The Indian Army was first deployed in Kashmir during the Indo-Pakistani War of 1947–1948. Following this the Army has been a part of every conflict, standoff and border skirmish with Pakistan and China in the region. Internal security deployments in the region include anti-terror operations and counter-insurgency operations. Most anti-terror operations in the region are led by the Army, with the CRPF and SOG providing perimeter and crowd control support.

== Indian Air Force ==

In 1947, the Royal Indian Air Force, C-47 Dakotas and Tempests, provided transport and air support to the Indian army, allowing Indian troops to re-gain control over large areas of the former princely state of Jammu and Kashmir. Following this, the Air Force has provided support in Jammu and Kashmir on numerous occasions, including humanitarian missions such as during the Jammu and Kashmir floods, 2014. The Air Force started attaching the Garuds with the army in Jammu and Kashmir to give them "live situation training". The commandos are attached to the Chinar Corps and Rashtriya Rifles of the army.

== Indian Navy ==
The MARCOS work side by side with the Army in Jammu and Kashmir, with one of their key roles being to ensure the security of Wular Lake. From 2018 onwards, the MARCOS were deployed in the region as part of Armed Forces Special Operations Division.

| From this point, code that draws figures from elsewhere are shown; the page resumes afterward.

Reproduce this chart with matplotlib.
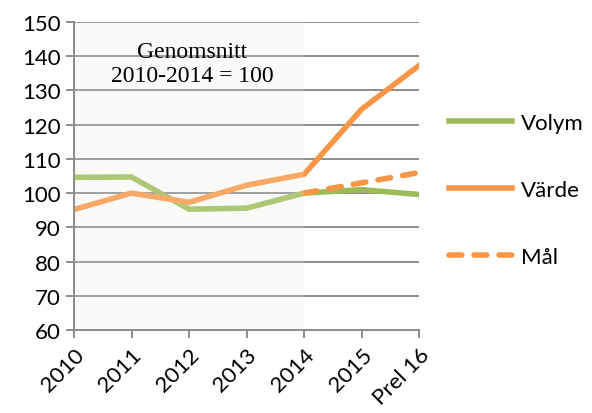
import matplotlib.pyplot as plt

# ------------------ Data ------------------
years = ["2010", "2011", "2012", "2013", "2014", "2015", "Prel 16"]
volym = [104.6, 104.7, 95.3, 95.6, 100.0, 101.0, 99.6]
varde = [95.2, 100.0, 97.3, 102.3, 105.5, 124.5, 137.3]
mal_years = ["2014", "2015", "Prel 16"]
mal = [100.0, 103.0, 106.0]
yticks = list(range(60, 151, 10))

green = "#9bbb59"
orange = "#f79646"
grid_col = "#8c8c8c"

plt.rcParams['font.family'] = ['Lato', 'DejaVu Sans']

fig = plt.figure(figsize=(5.92, 4.14), dpi=100)
ax = fig.add_axes([0.125, 0.2005, 0.583, 0.744])

x = list(range(len(years)))
mal_x = [years.index(y) for y in mal_years]

# shaded base period 2010-2014
ax.axvspan(0, years.index("2014"), color="#f9f9f7", zorder=0, lw=0)
ax.axvspan(0, years.index("2014"), color="white", alpha=0.18, zorder=2.5, lw=0)

for v in yticks:
    ax.axhline(v, color=grid_col, lw=1.4, zorder=1)

ax.plot(x, volym, color=green, lw=4, label="Volym", zorder=2, solid_joinstyle="miter")
ax.plot(x, varde, color=orange, lw=4, label="Värde", zorder=2, solid_joinstyle="miter")
ax.plot(mal_x, mal, color=orange, lw=4, ls=(0, (2.3, 2.2)), label="Mål", zorder=2,
        dash_capstyle="round")

ax.set_xlim(0, len(years) - 1)
ax.set_ylim(60, 150)
ax.set_yticks(yticks)
ax.set_xticks(x)
ax.set_xticklabels(years, rotation=45, ha="right", va="top", rotation_mode="anchor")
ax.tick_params(axis="both", labelsize=16, color=grid_col, width=1.4, length=6)
ax.tick_params(axis="x", pad=4)

for s in ["top", "right"]:
    ax.spines[s].set_visible(False)
for s in ["left", "bottom"]:
    ax.spines[s].set_color(grid_col)
    ax.spines[s].set_linewidth(1.4)

ax.text(2.05, 137.8, "Genomsnitt\n2010-2014 = 100", ha="center", va="center",
        fontsize=17, family="Liberation Serif", linespacing=1.2)

ax.legend(loc="center left", bbox_to_anchor=(1.03, 0.455), frameon=False,
          fontsize=16, handlelength=2.8, labelspacing=2.1, handletextpad=0.4)

plt.savefig("out.png", dpi=100)
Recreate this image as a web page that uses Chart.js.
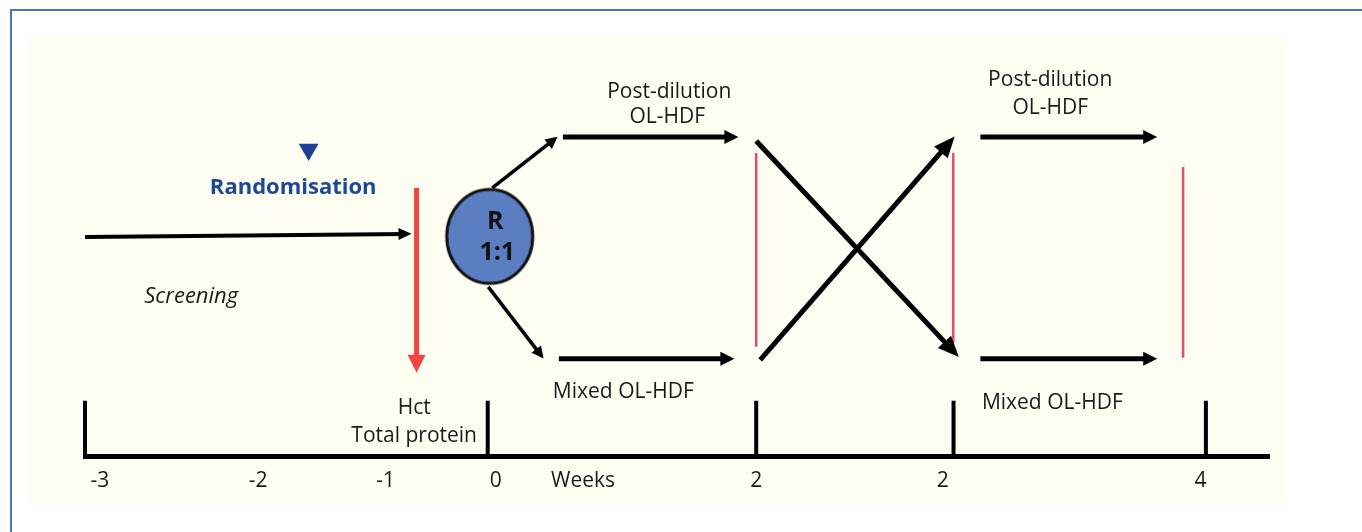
<!DOCTYPE html>
<html>
<head>
<meta charset="utf-8">
<script src="https://cdn.jsdelivr.net/npm/chart.js"></script>
<style>
  html, body { margin: 0; padding: 0; background: #fff; }
  #wrap { position: relative; width: 1362px; height: 532px; }
</style>
</head>
<body>
<div id="wrap"><canvas id="studyChart"></canvas></div>
<script>
// timeline labels (weeks) and where they sit on the x scale
const tickLabels = ['-3', '-2', '-1', '0', 'Weeks', '2', '2', '4'];
const tickPositions = [-2.89, -1.71, -0.76, 0.06, 0.71, 2.0, 3.39, 5.31];

// tall marks standing on the timeline
const markX = [-3, 0, 2.0, 3.47, 5.35];
const markTop = 0.56;

// arrows, as [x, y] start and end
const screeningArrow = [[-3.0, 2.20], [-0.60, 2.23]];
const hctArrow = [[-0.53, 2.69], [-0.53, 0.89]];
const upperSplit = [[0.034, 2.69], [0.50, 3.18]];
const lowerSplit = [[0.004, 1.70], [0.40, 1.01]];
const period1Upper = [[0.56, 3.20], [1.83, 3.20]];
const period1Lower = [[0.53, 0.98], [1.80, 0.98]];
const crossDown = [[2.0, 3.16], [3.48, 1.04]];
const crossUp = [[2.03, 0.97], [3.45, 3.16]];
const period2Upper = [[3.67, 3.20], [4.95, 3.20]];
const period2Lower = [[3.67, 0.98], [4.95, 0.98]];

// thin red lines
const sampleX = [2.0, 3.468, 5.18];
const sampleTop = [3.04, 3.04, 2.90];
const sampleBottom = [1.10, 1.14, 0.99];

// randomisation node and marker
const nodePoint = [0.015, 2.205];
const markerPoint = [-1.334, 3.075];

// texts
const noteText = ['Randomisation', 'Screening', 'Post-dilution', 'OL-HDF', 'Mixed OL-HDF',
  'Post-dilution', 'OL-HDF', 'Mixed OL-HDF', 'Hct', 'Total protein', 'R', '1:1'];
const noteX = [-1.449, -2.209, 1.352, 1.337, 1.01, 4.19, 4.19, 4.206, -0.548, -0.548, 0.056, 0.071];
const noteY = [2.69, 1.60, 3.65, 3.40, 0.65, 3.77, 3.49, 0.54, 0.49, 0.21, 2.35, 2.04];
const noteKind = ['blue', 'italic', 'plain', 'plain', 'plain', 'plain', 'plain', 'plain',
  'plain', 'plain', 'node', 'node'];

const noteStyles = {
  plain: { font: '21px "Open Sans"', color: '#1a1a1a' },
  blue: { font: 'bold 22px "Open Sans"', color: '#1d4797' },
  italic: { font: 'italic 22px "Open Sans"', color: '#1a1a1a' },
  node: { font: 'bold 25px "Open Sans"', color: '#111111' }
};

function toXY(pts) {
  return pts.map(p => ({ x: p[0], y: p[1] }));
}

function arrow(pts, width, color, head) {
  return {
    data: toXY(pts),
    showLine: true,
    borderColor: color,
    borderWidth: width,
    borderCapStyle: 'butt',
    pointRadius: 0,
    clip: false,
    head: head
  };
}

function segments(xs, bottoms, tops) {
  const out = [];
  xs.forEach((x, i) => {
    out.push({ x: x, y: bottoms[i] }, { x: x, y: tops[i] }, { x: x, y: null });
  });
  return out;
}

// ellipse image for the randomisation node
const nodeImg = document.createElement('canvas');
nodeImg.width = 92;
nodeImg.height = 100;
(function () {
  const c = nodeImg.getContext('2d');
  c.beginPath();
  c.ellipse(46, 50, 43, 47, 0, 0, Math.PI * 2);
  c.fillStyle = '#5b7ec2';
  c.fill();
  c.lineWidth = 3;
  c.strokeStyle = '#111';
  c.stroke();
})();

const backdrop = {
  id: 'backdrop',
  beforeDraw(chart) {
    const ctx = chart.ctx;
    ctx.save();
    ctx.fillStyle = '#ffffff';
    ctx.fillRect(0, 0, chart.width, chart.height);
    ctx.strokeStyle = '#4a72b8';
    ctx.lineWidth = 2;
    ctx.strokeRect(11, 10, chart.width, chart.height);
    ctx.fillStyle = '#fdfdf2';
    ctx.fillRect(30, 37, 1256, 468);
    ctx.restore();
  }
};

const arrowHeads = {
  id: 'arrowHeads',
  afterDatasetsDraw(chart) {
    const ctx = chart.ctx;
    chart.data.datasets.forEach((ds, i) => {
      if (!ds.head) return;
      const pts = chart.getDatasetMeta(i).data;
      const a = pts[pts.length - 2];
      const b = pts[pts.length - 1];
      const dx = b.x - a.x, dy = b.y - a.y;
      const len = Math.hypot(dx, dy);
      const ux = dx / len, uy = dy / len;
      const hl = ds.head[0], hw = ds.head[1];
      const ext = ds.borderWidth / 2 * hl / hw;
      const tx = b.x + ux * ext, ty = b.y + uy * ext;
      const bx = tx - ux * hl, by = ty - uy * hl;
      ctx.save();
      ctx.fillStyle = ds.borderColor;
      ctx.beginPath();
      ctx.moveTo(tx, ty);
      ctx.lineTo(bx - uy * hw, by + ux * hw);
      ctx.lineTo(bx + uy * hw, by - ux * hw);
      ctx.closePath();
      ctx.fill();
      ctx.restore();
    });
  }
};

const notes = {
  id: 'notes',
  afterDatasetsDraw(chart) {
    const ctx = chart.ctx;
    const xs = chart.scales.x, ys = chart.scales.y;
    ctx.save();
    ctx.textAlign = 'center';
    ctx.textBaseline = 'middle';
    noteText.forEach((t, i) => {
      const st = noteStyles[noteKind[i]];
      ctx.font = st.font;
      ctx.fillStyle = st.color;
      ctx.fillText(t, xs.getPixelForValue(noteX[i]), ys.getPixelForValue(noteY[i]));
    });
    ctx.restore();
  }
};

const datasets = [
  {
    data: segments(markX, markX.map(() => 0), markX.map(() => markTop)),
    showLine: true, borderColor: '#000', borderWidth: 4, pointRadius: 0, clip: false
  },
  {
    data: segments(sampleX, sampleBottom, sampleTop),
    showLine: true, borderColor: '#e0506e', borderWidth: 2.5, pointRadius: 0, clip: false
  },
  arrow(screeningArrow, 4, '#000000', [13, 6]),
  arrow(hctArrow, 5, '#f44343', [18, 9]),
  arrow(upperSplit, 3.5, '#000000', [12, 6]),
  arrow(lowerSplit, 3.5, '#000000', [12, 6]),
  arrow(period1Upper, 5, '#000000', [14, 7]),
  arrow(period1Lower, 5, '#000000', [14, 7]),
  arrow(crossDown, 5, '#000000', [21, 9]),
  arrow(crossUp, 5, '#000000', [21, 9]),
  arrow(period2Upper, 5, '#000000', [14, 7]),
  arrow(period2Lower, 5, '#000000', [14, 7]),
  {
    data: toXY([nodePoint]),
    pointStyle: nodeImg, pointRadius: 46, clip: false
  },
  {
    data: toXY([markerPoint]),
    pointStyle: 'triangle', rotation: 180, pointRadius: 11.5,
    backgroundColor: '#1f3f96', borderWidth: 0, clip: false
  }
];

new Chart(document.getElementById('studyChart'), {
  type: 'scatter',
  data: { datasets: datasets },
  options: {
    responsive: true,
    maintainAspectRatio: false,
    animation: false,
    devicePixelRatio: 1,
    events: [],
    layout: { autoPadding: false, padding: { left: 85, right: 93, top: 0, bottom: 26 } },
    plugins: { legend: { display: false }, tooltip: { enabled: false } },
    scales: {
      x: {
        type: 'linear',
        min: -3,
        max: 5.82,
        afterBuildTicks: scale => {
          scale.ticks = tickPositions.map(v => ({ value: v }));
        },
        grid: { display: false, drawTicks: false },
        border: { display: true, color: '#000000', width: 5 },
        ticks: {
          autoSkip: false,
          maxRotation: 0,
          minRotation: 0,
          padding: 12,
          color: '#1a1a1a',
          font: { family: 'Open Sans', size: 21 },
          callback: (v, i) => tickLabels[i]
        }
      },
      y: { type: 'linear', display: false, min: 0, max: 4.57 }
    }
  },
  plugins: [backdrop, arrowHeads, notes]
});
</script>
</body>
</html>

== Central Armed Police Forces ==

=== Border Security Force ===
The BSF is responsible for ensuring security along the international border with Pakistan and Bangladesh.

=== Central Reserve Police Force ===
26 battalions of CRPF are posted in the Kashmir region, with operations being conducted in the area between "Kupwara in North to Jawahar Tunnel in South and Pahalgam in East to Shopian in West". In 2020 the CRPF got new bulletproof jackets and armored troop carriers.

Other CAPF (Central Armed police force) are also deployed in Kashmir region.

== Special Operations Group ==
The Jammu and Kashmir Police Special Operations Group (SOG) was created in the early 1990s. Each district of Kashmir has multiple SOG units with varying strength according to the amount of militancy in the district. Each unit is headed by a deputy superintendent of police. Kulgam, Anantnag, Shopian and Pulwama are districts with the most SOG units.

== Casualties ==
In 2020, in April and May, there have been 27 casualties from the Army, CRPF, police and BSF across Kashmir valley.